• Beth & Tim Manners

How Cornell Decides

Updated: Sep 20, 2019

Cornell Sun: “Unlike many other colleges, which review all applications from a central undergraduate admissions office, Cornell has a ‘somewhat unique system’ … Once an application is submitted, it will be given to the one — and only — college or school that the student is applying to, where his or her material will undergo a ‘first review’ … About 80 percent, or over 40,000 of the applicants, will be chosen to proceed to the next step. Only after the applicant has successfully passed the academic review, the admissions staff will consider other components of his or her application — such as recommendation letters and extracurricular activities.”


“In addition to the level of performance … Cornell also looks at how demanding those courses are. In colleges like CALS, where students must pick a major or at least specify a general subject in their applications, admission officers will also take into consideration whether the students have taken and performed well in classes relevant to their intended major … Another important and yet often overlooked factor is the college-specific essay, more commonly known as the ‘why’ essay, which is reviewed in both the first and the subsequent steps of admissions. The essay is the opportunity for students to demonstrate both their writing skills and that they have taken the time to research and learn about Cornell.”

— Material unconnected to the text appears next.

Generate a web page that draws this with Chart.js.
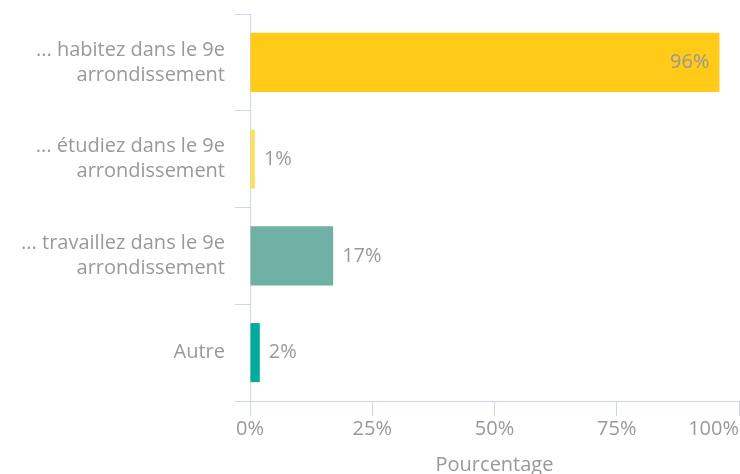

Cornell looks “for students who can make the most out of the ‘any person … any study’ environment, who can learn from and collaborate with students from all kinds of backgrounds and majors. Sometimes, this quality … even outweighs academic performances in the evaluation process … Admission officers also look for other qualities that would contribute to the Cornell community, such as persistence and community ties. While Cornell doesn’t expect ‘a long list of activities,’ admissions staff hope to discover these values from the essay and extracurricular activities … A passion for contributing to and becoming part of the community is also extremely important.”